──────── Data rows ────────
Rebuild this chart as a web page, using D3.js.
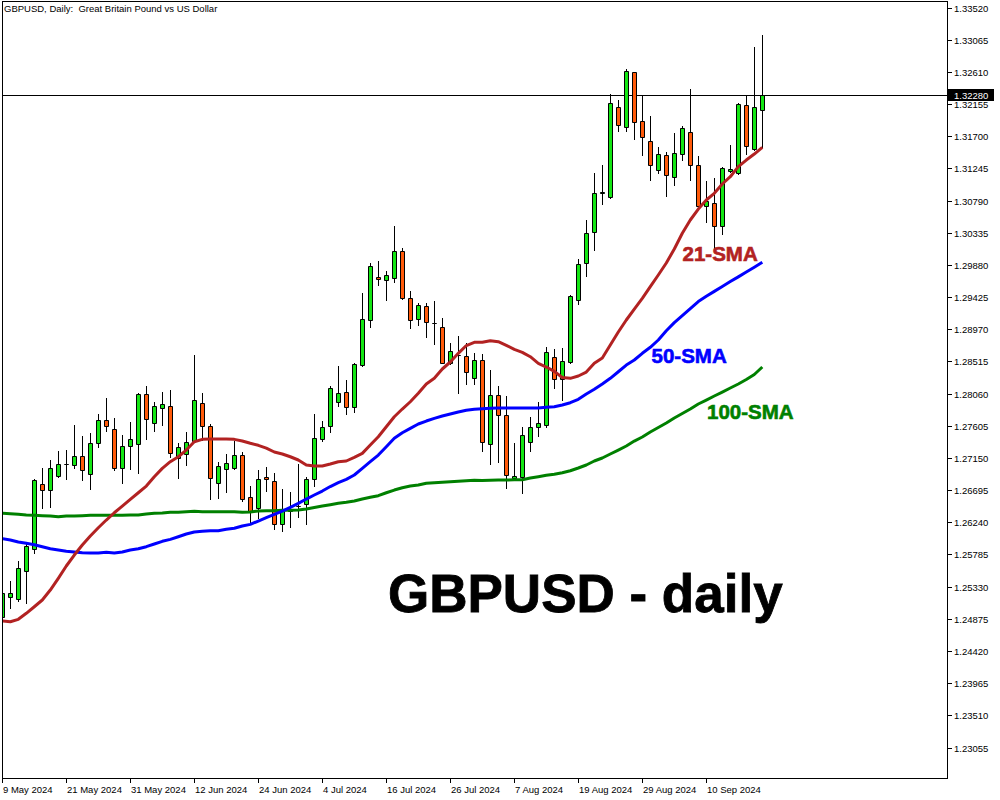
<!DOCTYPE html>
<html><head><meta charset="utf-8">
<script src="https://cdn.jsdelivr.net/npm/d3@7"></script>
<style>body{margin:0;background:#fff}svg{display:block}</style>
</head><body>
<svg id="c" width="1000" height="800"></svg>
<script>
// ---- data ----
const openP = [1.24905,1.25183,1.25151,1.25547,1.25858,1.26781,1.26692,1.26890,1.27068,1.27046,
1.27173,1.26927,1.27357,1.27686,1.27555,1.27003,1.27314,1.27351,1.28054,1.27640,
1.27860,1.27884,1.27145,1.27201,1.27385,1.27923,1.27597,1.26800,1.26998,1.27012,
1.27187,1.26593,1.26438,1.26876,1.26820,1.26211,1.26404,1.26470,1.26494,1.26848,
1.27418,1.27606,1.27945,1.28078,1.27874,1.28464,1.29096,1.29704,1.29662,1.29690,
1.30072,1.29407,1.29111,1.29294,1.29062,1.29006,1.28497,1.28606,1.28591,1.28276,
1.28531,1.27343,1.28036,1.27753,1.26862,1.26876,1.27371,1.27583,1.27611,1.28573,
1.28262,1.28511,1.29379,1.29902,1.30341,1.30900,1.30836,1.32109,1.31826,1.32604,
1.31911,1.31628,1.31218,1.31430,1.31119,1.31444,1.31755,1.31288,1.30709,1.30751,
1.30426,1.31204,1.31175,1.32137,1.31515,1.32066];
const highP = [1.25282,1.25414,1.25692,1.25933,1.26856,1.27012,1.27121,1.27248,1.27262,1.27616,
1.27460,1.27503,1.27771,1.27993,1.27710,1.27474,1.27658,1.28072,1.28167,1.27941,
1.28087,1.28111,1.27357,1.27517,1.28606,1.28064,1.27626,1.27092,1.27201,1.27385,
1.27230,1.26753,1.26979,1.27022,1.26933,1.26711,1.26664,1.27064,1.26880,1.27771,
1.27672,1.28167,1.28450,1.28248,1.28493,1.29482,1.29902,1.29935,1.29794,1.30430,
1.30115,1.29511,1.29341,1.29337,1.29369,1.29125,1.28775,1.28874,1.28771,1.28638,
1.28620,1.28394,1.28167,1.28022,1.27357,1.27592,1.27725,1.27941,1.28715,1.28695,
1.28709,1.29454,1.29963,1.30515,1.31179,1.31293,1.32297,1.32208,1.32646,1.32615,
1.32264,1.31981,1.31543,1.31476,1.31745,1.31840,1.32363,1.31416,1.31062,1.31105,
1.31260,1.31571,1.32165,1.32278,1.32957,1.33127];
const lowP = [1.24872,1.25023,1.25131,1.25098,1.25801,1.26438,1.26452,1.26880,1.26856,1.27003,
1.26838,1.26715,1.27309,1.27535,1.26984,1.26800,1.26998,1.26941,1.27422,1.27535,
1.27616,1.27159,1.26870,1.27050,1.27382,1.27404,1.26565,1.26579,1.26672,1.26998,
1.26537,1.26248,1.26305,1.26687,1.26149,1.26121,1.26177,1.26319,1.26216,1.26757,
1.27394,1.27512,1.27889,1.27767,1.27804,1.28454,1.29006,1.29600,1.29379,1.29642,
1.29393,1.28992,1.29034,1.28864,1.28765,1.28488,1.28478,1.28064,1.28191,1.28191,
1.27252,1.27064,1.27097,1.26721,1.26848,1.26650,1.27252,1.27464,1.27592,1.28143,
1.27969,1.28488,1.29323,1.29727,1.30095,1.30741,1.30822,1.31778,1.31778,1.31665,
1.31438,1.31085,1.31184,1.30861,1.31006,1.31359,1.31085,1.30699,1.30482,1.30091,
1.30313,1.31197,1.31161,1.31444,1.31508,1.31543];
const closeP = [1.25236,1.25240,1.25589,1.25904,1.26838,1.26692,1.27003,1.27060,1.27065,1.27173,
1.26975,1.27357,1.27686,1.27597,1.27003,1.27314,1.27418,1.28054,1.27696,1.27884,
1.27908,1.27215,1.27300,1.27371,1.27969,1.27606,1.26862,1.27032,1.27074,1.27187,
1.26565,1.26404,1.26848,1.26848,1.26211,1.26414,1.26410,1.26470,1.26848,1.27428,
1.27583,1.28135,1.28064,1.27866,1.28474,1.29115,1.29860,1.29676,1.29733,1.30072,
1.29416,1.29096,1.29308,1.29068,1.29062,1.28497,1.28658,1.28606,1.28361,1.28531,
1.27371,1.28036,1.27753,1.26904,1.26894,1.27470,1.27583,1.27640,1.28644,1.28262,
1.28517,1.29440,1.29888,1.30327,1.30892,1.30907,1.32165,1.31854,1.32618,1.31896,
1.31684,1.31288,1.31444,1.31147,1.31458,1.31812,1.31288,1.30709,1.30779,1.30426,
1.31246,1.31232,1.32151,1.31557,1.32109,1.32280];
const sma21 = [1.24844,1.24834,1.24868,1.24953,1.25046,1.25141,1.25282,1.25448,1.25622,1.25777,
1.25919,1.26046,1.26163,1.26272,1.26375,1.26470,1.26565,1.26658,1.26753,1.26885,
1.27003,1.27097,1.27167,1.27262,1.27380,1.27413,1.27418,1.27418,1.27418,1.27413,
1.27389,1.27357,1.27329,1.27290,1.27234,1.27206,1.27167,1.27121,1.27050,1.27036,
1.27036,1.27064,1.27097,1.27107,1.27159,1.27215,1.27333,1.27450,1.27592,1.27733,
1.27842,1.27945,1.28064,1.28196,1.28276,1.28408,1.28507,1.28630,1.28740,1.28785,
1.28785,1.28808,1.28794,1.28743,1.28686,1.28644,1.28582,1.28488,1.28436,1.28375,
1.28287,1.28276,1.28309,1.28365,1.28488,1.28563,1.28747,1.28931,1.29101,1.29256,
1.29407,1.29573,1.29737,1.29907,1.30105,1.30327,1.30515,1.30670,1.30798,1.30892,
1.31024,1.31127,1.31269,1.31363,1.31448,1.31543];
const sma50 = [1.26008,1.25989,1.25961,1.25943,1.25923,1.25895,1.25866,1.25848,1.25830,1.25820,
1.25810,1.25806,1.25806,1.25815,1.25806,1.25820,1.25848,1.25866,1.25895,1.25933,
1.25971,1.25999,1.26036,1.26074,1.26103,1.26112,1.26121,1.26121,1.26141,1.26155,
1.26187,1.26211,1.26258,1.26305,1.26353,1.26399,1.26452,1.26508,1.26569,1.26626,
1.26682,1.26746,1.26800,1.26848,1.26909,1.27003,1.27097,1.27191,1.27309,1.27428,
1.27507,1.27569,1.27630,1.27672,1.27710,1.27743,1.27771,1.27800,1.27824,1.27838,
1.27846,1.27852,1.27856,1.27856,1.27856,1.27856,1.27856,1.27856,1.27866,1.27874,
1.27899,1.27931,1.27979,1.28054,1.28121,1.28196,1.28276,1.28369,1.28464,1.28535,
1.28630,1.28715,1.28818,1.28949,1.29064,1.29163,1.29263,1.29362,1.29437,1.29506,
1.29574,1.29644,1.29711,1.29779,1.29847,1.29917];
const sma100 = [1.26367,1.26361,1.26353,1.26343,1.26339,1.26333,1.26329,1.26319,1.26329,1.26329,
1.26333,1.26339,1.26339,1.26339,1.26339,1.26339,1.26343,1.26343,1.26357,1.26367,
1.26371,1.26381,1.26381,1.26390,1.26395,1.26390,1.26390,1.26390,1.26390,1.26390,
1.26381,1.26385,1.26399,1.26404,1.26404,1.26409,1.26409,1.26414,1.26428,1.26449,
1.26470,1.26489,1.26508,1.26523,1.26541,1.26569,1.26593,1.26616,1.26658,1.26696,
1.26729,1.26753,1.26767,1.26791,1.26800,1.26807,1.26814,1.26820,1.26828,1.26834,
1.26831,1.26834,1.26838,1.26838,1.26841,1.26842,1.26866,1.26885,1.26904,1.26919,
1.26941,1.26969,1.27008,1.27050,1.27107,1.27149,1.27206,1.27262,1.27319,1.27389,
1.27446,1.27517,1.27580,1.27644,1.27715,1.27778,1.27842,1.27913,1.27969,1.28026,
1.28082,1.28139,1.28196,1.28259,1.28330,1.28436];
const priceTicks = ["1.33520","1.33065","1.32610","1.32155","1.31700","1.31245","1.30790","1.30335",
"1.29880","1.29425","1.28970","1.28515","1.28060","1.27605","1.27150","1.26695","1.26240","1.25785",
"1.25330","1.24875","1.24420","1.23965","1.23510","1.23055"];
const dateTicks = ["9 May 2024","21 May 2024","31 May 2024","12 Jun 2024","24 Jun 2024","4 Jul 2024",
"16 Jul 2024","26 Jul 2024","7 Aug 2024","19 Aug 2024","29 Aug 2024","10 Sep 2024"];
const lastPrice = 1.32280;
const titleText = "GBPUSD, Daily:  Great Britain Pound vs US Dollar";
const bigTitle = "GBPUSD - daily";
const maNames = ["21-SMA","50-SMA","100-SMA"];

// trading days (weekdays) starting 9 May 2024
const months = ["Jan","Feb","Mar","Apr","May","Jun","Jul","Aug","Sep","Oct","Nov","Dec"];
const dates = [];
{ let d = new Date(Date.UTC(2024,4,9));
  while (dates.length < openP.length) {
    const wd = d.getUTCDay();
    if (wd !== 0 && wd !== 6) dates.push(`${d.getUTCDate()} ${months[d.getUTCMonth()]} ${d.getUTCFullYear()}`);
    d = new Date(d.getTime() + 86400000);
  } }
const bars = dates.map((d,i)=>({d,o:openP[i],h:highP[i],l:lowP[i],c:closeP[i]}));

// ---- drawing ----
const FONT = "'Liberation Sans', Arial, sans-serif";
const svg = d3.select('#c');
svg.append('rect').attr('width',1000).attr('height',800).attr('fill','#fff');
const P = {l:2, t:2, r:947, b:778};
const y = d3.scaleLinear().domain([1.22624, 1.33598]).range([P.b, P.t]);
const x = d3.scalePoint().domain(dates).range([2.3, 762.3]);

svg.append('clipPath').attr('id','clip').append('rect')
  .attr('x',P.l+1).attr('y',P.t).attr('width',P.r-P.l-1).attr('height',P.b-P.t);
const g = svg.append('g').attr('clip-path','url(#clip)');

// current price line
const yl = Math.round(y(lastPrice))+0.5;
g.append('line').attr('x1',P.l).attr('x2',P.r).attr('y1',yl).attr('y2',yl)
  .attr('stroke','#000').attr('stroke-width',1);

// candles
const cg = g.append('g');
bars.forEach(b=>{
  const cx = Math.round(x(b.d));
  const xw = cx+0.5;
  cg.append('line').attr('x1',xw).attr('x2',xw)
    .attr('y1',Math.round(y(b.h))).attr('y2',Math.round(y(b.l))+1)
    .attr('stroke','#000').attr('stroke-width',1);
  const yt = Math.round(y(Math.max(b.o,b.c)))+0.5;
  const yb = Math.round(y(Math.min(b.o,b.c)))+0.5;
  const bull = b.c >= b.o;
  cg.append('path')
    .attr('d',`M${cx-2+0.5},${yt}H${cx+2+0.5}V${yb}H${cx-2+0.5}Z`)
    .attr('fill', yb-yt < 1 ? 'none' : (bull ? '#14e614' : '#ff5a0a'))
    .attr('stroke','#000').attr('stroke-width',1);
});

// moving averages
const line = d3.line().x((v,i)=>x(dates[i])).y(v=>y(v));
[[sma100,'#008000'],[sma50,'#0000ff'],[sma21,'#b22222']].forEach(([arr,col])=>{
  g.append('path').attr('d',line(arr)).attr('fill','none')
    .attr('stroke',col).attr('stroke-width',3).attr('stroke-linejoin','round');
});

// frame
svg.append('rect').attr('x',P.l+0.5).attr('y',P.t-0.5).attr('width',P.r-P.l).attr('height',P.b-P.t+1)
  .attr('fill','none').attr('stroke','#000').attr('stroke-width',1);

// y axis ticks/labels
const ya = svg.append('g');
priceTicks.forEach(t=>{
  const yy = Math.round(y(+t))+0.5;
  ya.append('line').attr('x1',P.r+1).attr('x2',P.r+5).attr('y1',yy).attr('y2',yy).attr('stroke','#000');
  ya.append('text').attr('x',P.r+7).attr('y',yy).attr('dy','0.35em')
    .attr('font-family',FONT).attr('font-size',9.5).attr('fill','#000').text(t);
});
// current price box
ya.append('rect').attr('x',P.r+1).attr('y',yl-6.5).attr('width',46).attr('height',12).attr('fill','#000');
ya.append('text').attr('x',P.r+7).attr('y',yl).attr('dy','0.35em')
  .attr('font-family',FONT).attr('font-size',9.5).attr('fill','#fff').text(d3.format('.5f')(lastPrice));

// x axis ticks/labels
const xa = svg.append('g');
dateTicks.forEach(t=>{
  const xx = Math.round(x(t))+0.5;
  xa.append('line').attr('x1',xx).attr('x2',xx).attr('y1',P.b).attr('y2',P.b+5).attr('stroke','#000');
  xa.append('text').attr('x',xx+0.5).attr('y',793)
    .attr('font-family',FONT).attr('font-size',9.5).attr('fill','#000').text(t);
});

// header
svg.append('text').attr('x',4).attr('y',12).attr('font-family',FONT).attr('font-size',9.5)
  .attr('fill','#000').attr('xml:space','preserve').style('white-space','pre').text(titleText);

// annotations
const ann = [[maNames[0],'#b22222',682.5,261],[maNames[1],'#0000ff',651.5,362.5],[maNames[2],'#008000',707,419]];
ann.forEach(([t,col,ax,ay])=>{
  svg.append('text').attr('x',ax).attr('y',ay).attr('font-family',FONT).attr('font-weight','bold')
    .attr('font-size',20.5).attr('fill',col).attr('stroke',col).attr('stroke-width',0.6).text(t);
});
svg.append('text').attr('x',388).attr('y',612).attr('font-family',FONT).attr('font-weight','bold')
  .attr('font-size',53).attr('fill','#000').attr('stroke','#000').attr('stroke-width',0.8).text(bigTitle);
</script>
</body></html>
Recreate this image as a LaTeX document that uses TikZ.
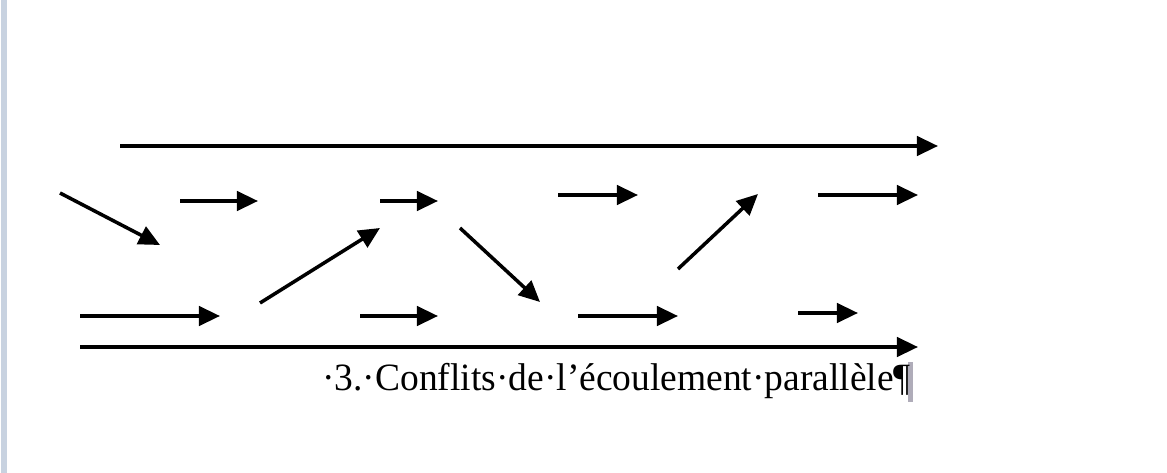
────────
__Description of the task__. Using the listing above, say how many of its lines contain the string "this", giving nothing but the figure.

__Response to the task__. 2